Eskom’s emergency warning landed this week like a cold reminder of winters past. After months of relative grid stability, the longest reprieve South Africa had seen in years, multiple generating units failed without warning, pushing the national power system toward conditions that could trigger Stage 4 or higher load shedding in the days ahead.
The backlash was immediate. Citizens flooded social media with anger, accusing government officials of making false promises about having resolved the power emergency. The frustration runs deep among South Africans who had taken repeated official assurances at face value. That optimism now looks premature.
Business leaders are watching closely. Small business owners, supply chain operators, and corporate executives warn that a return to severe blackouts could damage investor confidence at a moment when South Africa’s economic recovery remains fragile. Food supply chains face potential disruption. The broader commercial sector is bracing for operational setbacks that could undermine whatever momentum had been building.
Energy analysts point to winter demand as the primary driver of the current pressure on Eskom’s aging infrastructure.

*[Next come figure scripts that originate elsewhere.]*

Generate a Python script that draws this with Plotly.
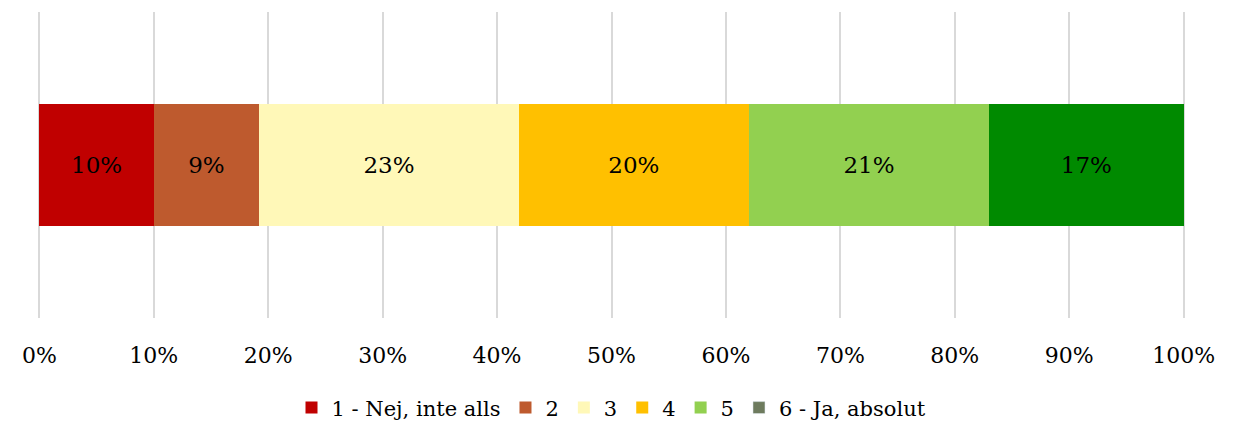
import plotly.graph_objects as go

categories = [""]
series_names = ["1 - Nej, inte alls", "2", "3", "4", "5", "6 - Ja, absolut"]
series_values = [10.0, 9.2, 22.7, 20.1, 21.0, 17.0]
series_labels = ["10%", "9%", "23%", "20%", "21%", "17%"]
bar_colors = ["#C00000", "#BE5A2E", "#FFF8B8", "#FFC000", "#92D050", "#008A00"]
legend_colors = ["#C00000", "#BE5A2E", "#FFF8B8", "#FFC000", "#92D050", "#6E7B5E"]
tick_vals = [0, 10, 20, 30, 40, 50, 60, 70, 80, 90, 100]
tick_text = ["0%", "10%", "20%", "30%", "40%", "50%", "60%", "70%", "80%", "90%", "100%"]

FONT = "DejaVu Serif"

fig = go.Figure()
for i, name in enumerate(series_names):
    same = bar_colors[i] == legend_colors[i]
    fig.add_trace(go.Bar(
        y=categories, x=[series_values[i]], orientation="h",
        name=name, marker=dict(color=bar_colors[i], line=dict(width=0)),
        text=[series_labels[i]], textposition="inside", insidetextanchor="middle",
        textfont=dict(family=FONT, size=23, color="#000000"),
        showlegend=same, legendrank=i + 1, width=0.4,
        hoverinfo="skip",
    ))
    if not same:
        fig.add_trace(go.Bar(
            y=[None], x=[None], orientation="h", name=name,
            marker=dict(color=legend_colors[i]), showlegend=True, legendrank=i + 1,
        ))

fig.update_layout(
    barmode="stack",
    width=1250, height=426,
    margin=dict(l=30, r=73, t=4, b=116, autoexpand=False),
    plot_bgcolor="white", paper_bgcolor="white",
    font=dict(family=FONT, size=21, color="#000000"),
    xaxis=dict(range=[-0.12, 100.12], tickvals=tick_vals, ticktext=tick_text,
               showgrid=True, gridcolor="#D9D9D9", gridwidth=2,
               zeroline=False, showline=False, ticks="", automargin=False,
               ticklabelstandoff=22,
               tickfont=dict(family=FONT, size=22, color="#000000")),
    yaxis=dict(showticklabels=False, showgrid=False, zeroline=False,
               range=[-0.5, 0.5], automargin=False),
    legend=dict(orientation="h", x=0.5, xanchor="center", y=-0.294, yanchor="middle",
                font=dict(family=FONT, size=21, color="#000000"),
                itemwidth=30, traceorder="normal"),
    uniformtext=dict(minsize=10, mode="show"),
)
fig.write_html("out.html")
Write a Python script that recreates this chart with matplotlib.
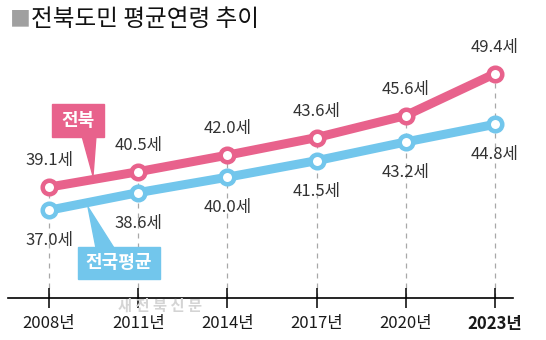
#!/usr/bin/env python3
import matplotlib
matplotlib.use('Agg')
import matplotlib.pyplot as plt
from matplotlib.patches import Polygon, Rectangle

plt.rcParams['font.family'] = ['Noto Sans CJK KR', 'DejaVu Sans']

years = [2008, 2011, 2014, 2017, 2020, 2023]
jeonbuk = [39.1, 40.5, 42.0, 43.6, 45.6, 49.4]
national = [37.0, 38.6, 40.0, 41.5, 43.2, 44.8]
year_labels = ['2008년', '2011년', '2014년', '2017년', '2020년', '2023년']

PINK = '#E8628C'
BLUE = '#72C6EC'
W, H = 546, 340


def fx(px):  # pixel -> figure fraction
    return px / W


def fy(py):
    return 1 - py / H


fig = plt.figure(figsize=(W / 100, H / 100), dpi=100)
ax = fig.add_axes([fx(8), fy(298), fx(513) - fx(8), fy(40) - fy(298)])
ax.set_xlim(2006.62, 2023.61)
ax.set_ylim(29.03, 52.46)

# dashed guides from the top point down to the axis
ax.vlines(years, 29.03, jeonbuk, colors='#a8a8a8', linestyles=(0, (4, 4)), lw=0.9, zorder=1)

for vals, col in [(jeonbuk, PINK), (national, BLUE)]:
    ax.plot(years, vals, '-', color=col, lw=6.5, solid_capstyle='round', zorder=3)
    ax.plot(years, vals, 'o', ms=9.75, mfc='white', mec=col, mew=3.25, zorder=4)

# value labels
for x, v in zip(years, jeonbuk):
    ax.annotate(f'{v:.1f}세', (x, v), xytext=(0, 19), textcoords='offset points',
                ha='center', va='center', fontsize=12, color='#333333')
for x, v in zip(years, national):
    ax.annotate(f'{v:.1f}세', (x, v), xytext=(0, -22), textcoords='offset points',
                ha='center', va='center', fontsize=12, color='#333333')

# axis
for s in ['top', 'right', 'left']:
    ax.spines[s].set_visible(False)
ax.spines['bottom'].set_linewidth(1.2)
ax.set_yticks([])
ax.set_xticks(years)
ax.set_xticklabels(year_labels, fontsize=12, color='#1a1a1a')
ax.get_xticklabels()[-1].set_fontweight('bold')
ax.tick_params(axis='x', direction='inout', length=15, width=1.1, pad=5)

# title
fig.text(fx(10), fy(19), '■', fontsize=15, color='#a0a0a0', va='center', ha='left')
fig.text(fx(31), fy(19), '전북도민 평균연령 추이', fontsize=17, color='#111111',
         va='center', ha='left', fontweight='medium')

# callout: 전북
fig.add_artist(Polygon([(fx(82), fy(136)), (fx(96), fy(136)), (fx(93), fy(176))],
                       closed=True, color=PINK, transform=fig.transFigure, zorder=2))
fig.add_artist(Rectangle((fx(52), fy(137)), fx(104) - fx(52), fy(104) - fy(137),
                         color=PINK, transform=fig.transFigure, zorder=2))
fig.text(fx(78), fy(120), '전북', fontsize=13, fontweight='bold', color='white',
         ha='center', va='center', zorder=3)

# callout: 전국평균
fig.add_artist(Polygon([(fx(88), fy(207)), (fx(96), fy(248)), (fx(114), fy(248))],
                       closed=True, color=BLUE, transform=fig.transFigure, zorder=2))
fig.add_artist(Rectangle((fx(78), fy(279)), fx(160) - fx(78), fy(247) - fy(279),
                         color=BLUE, transform=fig.transFigure, zorder=2))
fig.text(fx(119), fy(263), '전국평균', fontsize=13, fontweight='bold', color='white',
         ha='center', va='center', zorder=3)

# watermark
fig.text(fx(160), fy(306), '새 전 북 신 문', fontsize=11, fontweight='bold', color='#d4d4d4',
         ha='center', va='center', zorder=0)

fig.savefig('out.png', dpi=100)
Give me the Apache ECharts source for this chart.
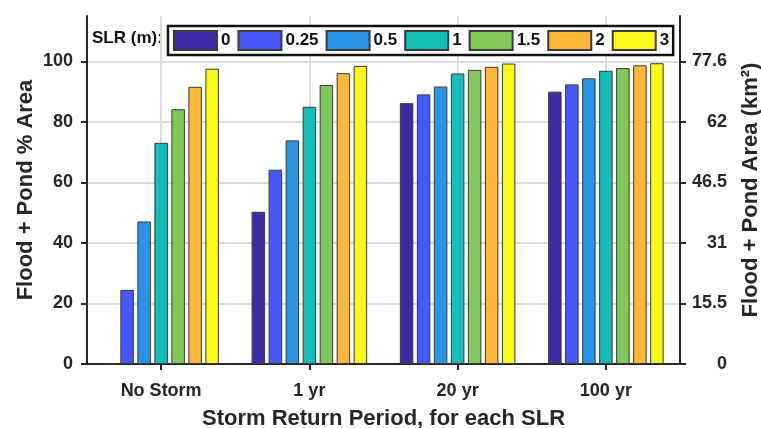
<!DOCTYPE html>
<html>
<head>
<meta charset="utf-8">
<script src="https://cdn.jsdelivr.net/npm/echarts@6/dist/echarts.min.js"></script>
<style>
  html, body { margin: 0; padding: 0; background: #fff; }
  #chart { width: 761px; height: 428px; }
</style>
</head>
<body>
<div id="chart"></div>
<script>
// storm return periods (x categories)
const categories = ['No Storm', '1 yr', '20 yr', '100 yr'];
// sea level rise scenarios (legend)
const slrLevels = ['0', '0.25', '0.5', '1', '1.5', '2', '3'];
// flood + pond % area, one array per SLR, ordered like categories
const slr0 = [0, 50.3, 86.2, 90.0];
const slr025 = [24.5, 64.2, 89.1, 92.4];
const slr05 = [47.1, 73.9, 91.7, 94.4];
const slr1 = [73.1, 85.0, 96.0, 96.9];
const slr15 = [84.2, 92.2, 97.2, 97.8];
const slr2 = [91.6, 96.1, 98.2, 98.7];
const slr3 = [97.6, 98.5, 99.3, 99.4];
// ticks
const leftTicks = [0, 20, 40, 60, 80, 100];
const rightTickLabels = ['0', '15.5', '31', '46.5', '62', '77.6'];

const seriesValues = [slr0, slr025, slr05, slr1, slr15, slr2, slr3];
const colors = ['#3C2AA8', '#4558F6', '#2894E6', '#14BDB6', '#7FCA56', '#FBB83B', '#F8F817'];

const FONT = '"Liberation Sans", Arial, sans-serif';
const INK = '#262626';

const chart = echarts.init(document.getElementById('chart'));

const series = slrLevels.map((name, i) => ({
  name: name,
  type: 'bar',
  data: seriesValues[i],
  barWidth: 13.5,
  barGap: '26%',
  itemStyle: { color: colors[i], borderColor: '#3a3a3a', borderWidth: 1 }
}));

chart.setOption({
  animation: false,
  textStyle: { fontFamily: FONT },
  grid: { left: 87, right: 81, top: 16, bottom: 64, containLabel: false, outerBoundsMode: 'none' },
  legend: {
    data: slrLevels,
    left: 168,
    top: 26,
    orient: 'horizontal',
    itemWidth: 43,
    itemHeight: 19,
    itemGap: 7,
    padding: [4, 4, 4, 5],
    borderColor: '#111',
    borderWidth: 2.5,
    backgroundColor: '#fff',
    icon: 'rect',
    textStyle: { fontFamily: FONT, fontSize: 17, fontWeight: 'bold', color: '#111', padding: [0, 0, 0, -1] }
  },
  graphic: [{
    type: 'text',
    left: 92,
    top: 30,
    style: { text: 'SLR (m):', font: 'bold 17px ' + FONT, fill: '#111' }
  }],
  xAxis: [{
    type: 'category',
    data: categories,
    position: 'bottom',
    axisLine: { lineStyle: { color: INK, width: 2 } },
    axisTick: { show: true, alignWithLabel: true, inside: false, length: 6, lineStyle: { color: INK, width: 2 } },
    axisLabel: { margin: 18, fontSize: 18, fontWeight: 'bold', color: INK, fontFamily: FONT },
    splitLine: { show: false },
    name: 'Storm Return Period, for each SLR',
    nameLocation: 'middle',
    nameGap: 44,
    nameMoveOverlap: false,
    nameTextStyle: { fontSize: 22, fontWeight: 'bold', color: INK, fontFamily: FONT }
  }, {
    // helper axis: grid lines and top ticks at category centres, plus top frame
    type: 'category',
    data: ['', '', '', '', '', '', '', '', ''],
    boundaryGap: false,
    position: 'top',
    axisLine: { show: true, lineStyle: { color: INK, width: 2 } },
    axisTick: { show: true, interval: (idx) => idx % 2 === 1, length: 6, lineStyle: { color: INK, width: 2 } },
    axisLabel: { show: false },
    splitLine: { show: true, interval: (idx) => idx % 2 === 1, lineStyle: { color: '#dcdcdc', width: 2 } }
  }],
  yAxis: [{
    type: 'value',
    min: 0,
    max: 115,
    interval: 20,
    position: 'left',
    axisLine: { show: true, lineStyle: { color: INK, width: 2 } },
    axisTick: { show: true, length: 6, customValues: leftTicks, lineStyle: { color: INK, width: 2 } },
    axisLabel: { margin: 14, fontSize: 18, fontWeight: 'bold', color: INK, fontFamily: FONT, customValues: leftTicks },
    splitLine: { show: true, lineStyle: { color: '#dcdcdc', width: 2 } },
    name: 'Flood + Pond % Area',
    nameLocation: 'middle',
    nameRotate: 90,
    nameGap: 50,
    nameMoveOverlap: false,
    nameTextStyle: { fontSize: 22, fontWeight: 'bold', color: INK, fontFamily: FONT }
  }, {
    type: 'value',
    min: 0,
    max: 115,
    interval: 20,
    position: 'right',
    axisLine: { show: true, lineStyle: { color: INK, width: 2 } },
    axisTick: { show: true, length: 6, customValues: leftTicks, lineStyle: { color: INK, width: 2 } },
    axisLabel: {
      margin: 47, align: 'right', fontSize: 18, fontWeight: 'bold', color: INK, fontFamily: FONT,
      customValues: leftTicks,
      formatter: (v) => rightTickLabels[leftTicks.indexOf(v)] || ''
    },
    splitLine: { show: false },
    name: 'Flood + Pond Area (km²)',
    nameLocation: 'middle',
    nameRotate: 90,
    nameGap: 60,
    nameTextStyle: { fontSize: 22, fontWeight: 'bold', color: INK, fontFamily: FONT }
  }],
  series: series
});
</script>
</body>
</html>
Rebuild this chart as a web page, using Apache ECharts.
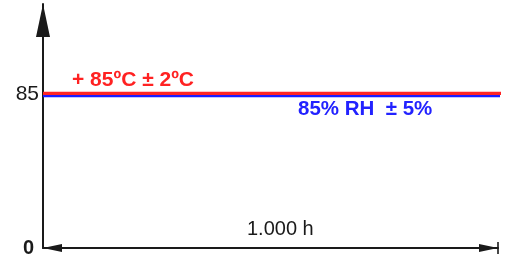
<!DOCTYPE html>
<html>
<head>
<meta charset="utf-8">
<script src="https://cdn.jsdelivr.net/npm/echarts@6/dist/echarts.min.js"></script>
<style>html,body{margin:0;padding:0;background:#fff}#c{width:526px;height:264px}</style>
</head>
<body>
<div id="c"></div>
<script>
// Data
var xRange = [0, 1010];          // hours, line extent
var tempLevel = 85.6;            // red line (85 °C)
var humLevel = 84.1;             // blue line (85 % RH)
var durationEnd = 1000;          // end of the 1.000 h arrow
var yTickValues = [0, 85];
var tempLabel = '+ 85ºC ± 2ºC';
var humLabel = '85% RH  ± 5%';
var durationLabel = '1.000 h';

var FONT = '"Liberation Sans", Arial, sans-serif';
var AXIS = '#1a1a1a';

var chart = echarts.init(document.getElementById('c'), null, {renderer: 'canvas'});
chart.setOption({
  animation: false,
  backgroundColor: '#fff',
  grid: {left: 43, right: 28, top: 4, bottom: 16},
  xAxis: {
    type: 'value', min: 0, max: durationEnd,
    axisLine: {show: true, lineStyle: {color: AXIS, width: 2},
      symbol: ['triangle', 'triangle'], symbolSize: [8, 19], symbolOffset: [9.5, -9.5]},
    axisTick: {show: false}, axisLabel: {show: false}, splitLine: {show: false}
  },
  yAxis: {
    type: 'value', min: 0, max: 135,
    axisLine: {show: true, lineStyle: {color: AXIS, width: 2},
      symbol: ['none', 'triangle'], symbolSize: [14, 33], symbolOffset: [0, -16.5]},
    axisTick: {show: false}, splitLine: {show: false},
    axisLabel: {
      customValues: yTickValues, margin: 4,
      formatter: function (v) { return v === 0 ? '{z|0}' : '{n|' + v + '}'; },
      rich: {
        z: {fontFamily: FONT, fontSize: 20, fontWeight: 'bold', color: AXIS, padding: [0, 5, 0, 0]},
        n: {fontFamily: FONT, fontSize: 21, color: AXIS}
      }
    }
  },
  series: [
    {type: 'line', clip: false, symbol: 'none', silent: true,
     data: [[xRange[0], tempLevel], [xRange[1], tempLevel]],
     lineStyle: {color: '#ff2424', width: 3.2}, z: 3},
    {type: 'line', clip: false, symbol: 'none', silent: true,
     data: [[xRange[0], humLevel], [xRange[1], humLevel]],
     lineStyle: {color: '#1c1cff', width: 2.6}, z: 2},
    {type: 'scatter', clip: false, silent: true, symbol: 'rect', symbolSize: [2, 12],
     data: [[durationEnd, 0]], itemStyle: {color: AXIS}}
  ],
  graphic: [
    {type: 'text', left: 72, top: 70, style: {text: tempLabel, font: 'bold 21px ' + FONT, fill: '#ff2222'}},
    {type: 'text', left: 298, top: 99, style: {text: humLabel, font: 'bold 20.5px ' + FONT, fill: '#2222ff'}},
    {type: 'text', left: 247, top: 219, style: {text: durationLabel, font: '20px ' + FONT, fill: AXIS}}
  ]
});
</script>
</body>
</html>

Seasonal consumption peaks are straining equipment already burdened by significant maintenance backlogs, according to insiders familiar with the situation. Ongoing sabotage investigations are further complicating stabilization efforts. Together, these factors have created a concentrated point of vulnerability in the national grid.
Meanwhile, political opposition parties have moved quickly. They are demanding urgent parliamentary hearings to examine how thoroughly South Africans were informed about the true condition of the grid before the emergency warning was issued. Opposition voices argue the government misled the public about infrastructure readiness and supply stability.
What distinguishes this moment from previous crises is the speed with which confidence has collapsed. The country had genuinely felt the difference during the stable period, a tangible sense that the worst might be behind it. That sense has now fractured. Social media conversations this week reflect widespread anxiety about a return to the extended rolling blackouts that defined previous winters, with citizens already discussing contingency plans and expressing despair at the prospect of months of cuts ahead.
The emergency warning has exposed how little margin Eskom actually holds. The utility’s infrastructure, under severe stress and with limited capacity to absorb unexpected failures, remains one bad week away from cascading disruption. Whether this warning becomes a temporary scare or the opening chapter of another extended crisis will likely depend on how quickly Eskom can restore the failed units and whether winter demand eases before the grid reaches its breaking point.